FILTER(LANG(?l)='en')
} LIMIT 10
which gives:
o | l |
http://www.wikidata.org/entity/Q409065 | Uroporphyrinogen decarboxylase |
http://www.wikidata.org/entity/Q409106 | marker of proliferation Ki-67 |
http://www.wikidata.org/entity/Q409114 | Sex determining region Y |
http://www.wikidata.org/entity/Q409166 | Coagulation factor II, thrombin |
http://www.wikidata.org/entity/Q24190 | Neurotrophin 3 |
http://www.wikidata.org/entity/Q30530 | Histidine ammonia-lyase |
http://www.wikidata.org/entity/Q58321 | protein kinase |
http://www.wikidata.org/entity/Q63398 | Chromogranin B |
http://www.wikidata.org/entity/Q74314 | Titin |
http://www.wikidata.org/entity/Q74581 | Growth differentiation factor 15 |
Second, one you have identified a class of interest, then you want to see what properties are used for that class. For proteins, you can do:
SPARQL sparql/wikidataProteinProperties.rq (run, edit)

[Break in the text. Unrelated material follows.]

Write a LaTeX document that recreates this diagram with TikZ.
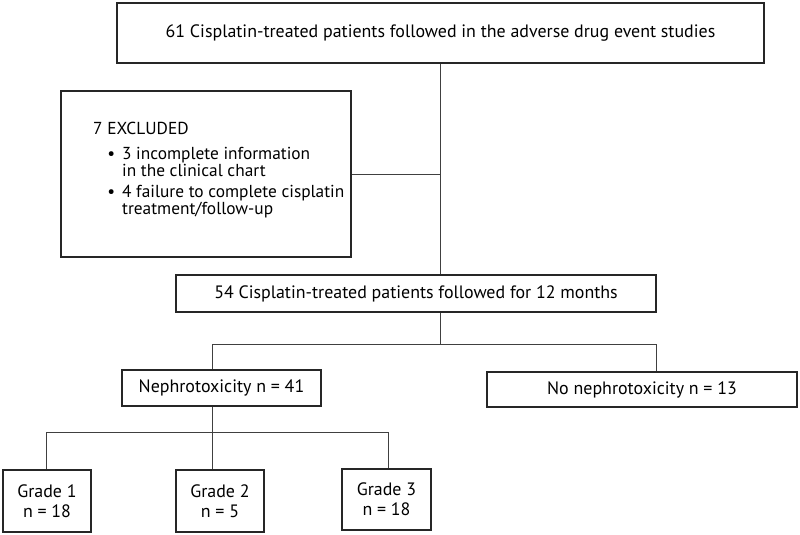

PREFIX wdt: <http://www.wikidata.org/prop/direct/>
SELECT DISTINCT ?p WHERE {
?o wdt:P31 wd:Q8054.
?o ?p [].
} LIMIT 100
which gives:
p | |
http://www.wikidata.org/prop/direct/P352 | |
http://www.wikidata.org/prop/direct-normalized/P352 | |
http://www.wikidata.org/prop/direct/P361 | |
http://www.wikidata.org/prop/direct/P486 | |
http://www.wikidata.org/prop/direct-normalized/P486 | |
http://www.wikidata.org/prop/direct/P527 | |
http://www.wikidata.org/prop/direct/P638 | |
http://www.wikidata.org/prop/direct-normalized/P637 | |
http://www.wikidata.org/prop/direct/P637 | |
http://www.wikidata.org/prop/direct/P646 | |
http://www.wikidata.org/prop/direct/P682 | |
http://www.wikidata.org/prop/direct/P680 | |
http://www.wikidata.org/prop/direct/P681 | |
http://www.wikidata.org/prop/direct/P692 | |
http://www.wikidata.org/prop/direct/P702 | |
http://www.wikidata.org/prop/direct/P703 | |
http://www.wikidata.org/prop/direct/P705 | |
http://www.wikidata.org/prop/direct/P2892 | |
http://www.wikidata.org/prop/direct/P2888 | |
http://www.wikidata.org/prop/direct/P6366 | |
http://www.wikidata.org/prop/direct/P10283 | |
http://www.wikidata.org/prop/P31 | |
http://www.wikidata.org/prop/direct/P31 | |
This table is truncated. See the full table at sparql/wikidataProteinProperties.rq |
Actually, this query has a limit to 100 as it times out otherwise. The Wikidata model is complicated.